アリス・ギイ短編集

アメリカ映画史上の女性先駆者たち」特集にて観賞。レオン・ゴーモンが彼女の結婚に際し夫となるハーバート・ブラシェのアメリカ派遣を決めたことからフランスでのキャリアを捨て渡米するはめになったアリス・ギイが、数年後にニューヨークのゴーモンのスタジオを利用して設立したソラックス社で撮影した1912年制作の短編6本を上映。

『恐ろしい教訓』の主人公はギャンブルで大勝ち…となればその後の展開が嫌でも予想されるけど、「予想通り」ながら「予想のはるか上を行く展開」という二つの楽しさが味わえる。夫婦に始まって終わる物語なのがアリスらしい。
『刑事の犬』では続けて大がかりな仕掛け部屋が登場。アリスは既に特殊効果も駆使していたそうだけど、この二作では映像のマジックというより凄いものを映して見せてくれる。「のろのろ進む刃」という効率の悪い仕掛けは今なら「あり得ない」と言われてしまいそうだけど、この「あり得ない」という批判いやネガティブな気持ちを私達はいつから映画に対して持ち始めたのだろうかとふと考えた。ちなみに「刑事の犬」であって「刑事と犬」ではない、すなわち犬を世話しているのは彼の妻と娘であり、これは妻が犬を使って夫を助ける話なのであった。
『変装』は愛し合う若い男女が娘の方の父親を欺き結ばれるという王道もので、使われるトリックがマルクス兄弟で有名なあの鏡ネタ。同時期にマック・セネットがスタジオを設立しているので、このネタの最初はアリスか彼かというところなんだろうか?

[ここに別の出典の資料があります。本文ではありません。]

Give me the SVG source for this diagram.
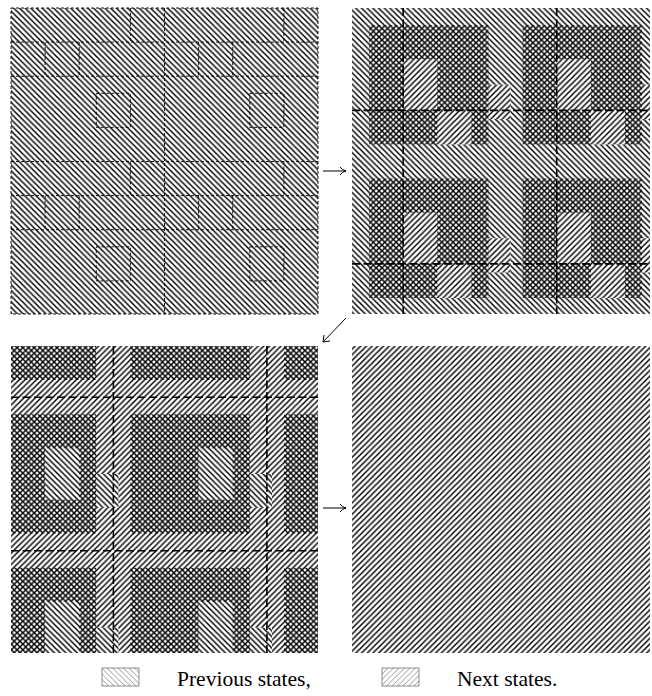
<svg xmlns="http://www.w3.org/2000/svg" width="652" height="696" viewBox="0 0 652 696">
<style>
.bd{fill:none;stroke:#000;stroke-width:1.6;stroke-dasharray:8 3.5}
.fd{fill:none;stroke:#000;stroke-width:0.9;stroke-dasharray:3 2}
.ar{fill:none;stroke:#000;stroke-width:1}
.lg{font-family:"Liberation Serif","Times New Roman",serif;font-size:21.5px;fill:#000}
.w{fill:#fff}
.p{fill:url(#hp)}
.n{fill:url(#hn)}
</style>
<defs>
<pattern id="hp" width="5.7" height="5.7" patternUnits="userSpaceOnUse"><path d="M-1,-1 L6.7,6.7 M-1,4.7 L1,6.7 M4.7,-1 L6.7,1" stroke="#000" stroke-width="1.45"/></pattern>
<pattern id="hn" width="5.7" height="5.7" patternUnits="userSpaceOnUse"><path d="M-1,6.7 L6.7,-1 M-1,1 L1,-1 M4.7,6.7 L6.7,4.7" stroke="#000" stroke-width="1.45"/></pattern>
<pattern id="lp" width="5.5" height="5.5" patternUnits="userSpaceOnUse"><path d="M-1,-1 L6.5,6.5 M-1,4.5 L1,6.5 M4.5,-1 L6.5,1" stroke="#555" stroke-width="0.6"/></pattern>
<pattern id="ln" width="5.5" height="5.5" patternUnits="userSpaceOnUse"><path d="M-1,6.5 L6.5,-1 M-1,1 L1,-1 M4.5,6.5 L6.5,4.5" stroke="#555" stroke-width="0.6"/></pattern>
<clipPath id="c2"><rect x="352" y="8" width="298" height="306"/></clipPath>
<clipPath id="c3"><rect x="11" y="346" width="307" height="307"/></clipPath>
<clipPath id="c4"><rect x="352" y="346" width="298" height="307"/></clipPath>
</defs>
<rect width="652" height="696" fill="#fff"/>

<g id="panel1">
<rect x="11" y="8" width="307" height="306" class="p"/>
<rect x="11" y="8" width="307" height="306" class="fd"/>
<path class="fd" d="M164.5,8 V314 M11,161.5 H318
M11,42.1 H318 M11,76.2 H318 M11,195.6 H318 M11,229.7 H318
M45.1,42.1 V76.2 M79.2,42.1 V76.2 M198.6,42.1 V76.2 M232.7,42.1 V76.2
M45.1,195.6 V229.7 M79.2,195.6 V229.7 M198.6,195.6 V229.7 M232.7,195.6 V229.7
M130.4,8 V42.1 M283.9,8 V42.1 M130.4,161.5 V195.6 M283.9,161.5 V195.6
M96.3,93.3 h34.1 v34.1 h-34.1 z M249.8,93.3 h34.1 v34.1 h-34.1 z M96.3,246.8 h34.1 v34.1 h-34.1 z M249.8,246.8 h34.1 v34.1 h-34.1 z"/>
</g>

<g id="panel2" clip-path="url(#c2)">
<rect x="352" y="8" width="298" height="306" class="p"/>
<path class="w" d="M403.2,59.2 H437.3 V110.3 H403.2 z M556.7,59.2 H590.8 V110.3 H556.7 z M403.2,212.7 H437.3 V263.8 H403.2 z M556.7,212.7 H590.8 V263.8 H556.7 z
M437.3,110.3 H471.4 V144.4 H437.3 z M590.8,110.3 H624.9 V144.4 H590.8 z M437.3,263.8 H471.4 V297.9 H437.3 z M590.8,263.8 H624.9 V297.9 H590.8 z
M488.4,84.8 H510.6 V118.9 H488.4 z M641.9,84.8 H664 V118.9 H641.9 z M488.4,238.3 H510.6 V272.4 H488.4 z M641.9,238.3 H664 V272.4 H641.9 z"/>
<path class="n" d="M369.1,25.1 H488.4 V144.4 H369.1 z M522.6,25.1 H641.9 V144.4 H522.6 z M369.1,178.6 H488.4 V297.9 H369.1 z M522.6,178.6 H641.9 V297.9 H522.6 z
M488.4,84.8 H510.6 V118.9 H488.4 z M641.9,84.8 H664 V118.9 H641.9 z M488.4,238.3 H510.6 V272.4 H488.4 z M641.9,238.3 H664 V272.4 H641.9 z"/>
<path class="bd" d="M403.2,8 V314 M556.7,8 V314 M352,110.4 H652 M352,263.9 H652"/>
</g>

<g id="panel3" clip-path="url(#c3)">
<rect x="11" y="346" width="307" height="307" class="n"/>
<path class="w" d="M45.1,448.3 H79.2 V499.5 H45.1 z M198.6,448.3 H232.7 V499.5 H198.6 z M45.1,601.8 H79.2 V653 H45.1 z M198.6,601.8 H232.7 V653 H198.6 z
M96.3,473.9 H118.5 V508 H96.3 z M249.8,473.9 H272 V508 H249.8 z M96.3,627.4 H118.5 V661.5 H96.3 z M249.8,627.4 H272 V661.5 H249.8 z"/>
<path class="p" d="M0,414.2 H96.3 V533.6 H0 z M130.4,414.2 H249.8 V533.6 H130.4 z M283.9,414.2 H330 V533.6 H283.9 z
M0,567.7 H96.3 V660 H0 z M130.4,567.7 H249.8 V660 H130.4 z M283.9,567.7 H330 V660 H283.9 z
M0,340 H96.3 V380.1 H0 z M130.4,340 H249.8 V380.1 H130.4 z M283.9,340 H330 V380.1 H283.9 z
M96.3,473.9 H118.5 V508 H96.3 z M249.8,473.9 H272 V508 H249.8 z M96.3,627.4 H118.5 V661.5 H96.3 z M249.8,627.4 H272 V661.5 H249.8 z"/>
<path class="bd" d="M113.4,346 V653 M266.9,346 V653 M11,397.2 H318 M11,550.7 H318"/>
</g>

<g id="panel4" clip-path="url(#c4)">
<rect x="352" y="346" width="298" height="307" class="n"/>
</g>

<g id="connectors">
<path class="ar" d="M323,171 H346 M340,167 Q342,170 346,171 Q342,172 340,175"/>
<path class="ar" d="M346,318 L323,342 M323,342 L324,335 M323,342 L330,341"/>
<path class="ar" d="M323,508 H346 M340,504 Q342,507 346,508 Q342,509 340,512"/>
</g>

<g id="legend">
<rect x="102" y="668" width="37" height="18" fill="url(#lp)" stroke="#444" stroke-width="0.6"/>
<text class="lg" x="177" y="686">Previous states,</text>
<rect x="382" y="668" width="37" height="18" fill="url(#ln)" stroke="#444" stroke-width="0.6"/>
<text class="lg" x="457" y="686">Next states.</text>
</g>
</svg>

アメリカ市民の作り方』は、自伝『私は銀幕のアリス』に記されている、涙の旅の末にニューヨークへ到着してすぐ目にした、警官が移民のカップルを呼び止め女性の手から荷物を取り上げ男性に持たせたという光景が元(に違いない)。映画では「イワンと哀れな妻」が上陸するや夫の方がこの「第一の教育」を受け、なお妻に暴力を振るう度にアメリカの男性達に暴力でもって「教育」され、6ヶ月の懲役を課された挙句ようやく「アメリカ市民」になり二人で幸せに暮らす。私には素朴な目線が生んだ一本に思われた。
『アームチェアの少女』とはどんな少女かと思えば女相続人。先の自伝に会社設立当初はメロドラマ全盛期で、客に受けるために「若くて美人」の女相続人が誘拐されるような話を撮っていたとの記述があったので、そうではない本作は、椅子に座る位しかすることのなかった少女が初めて権力を行使し望むものを手に入れる話と受け取った。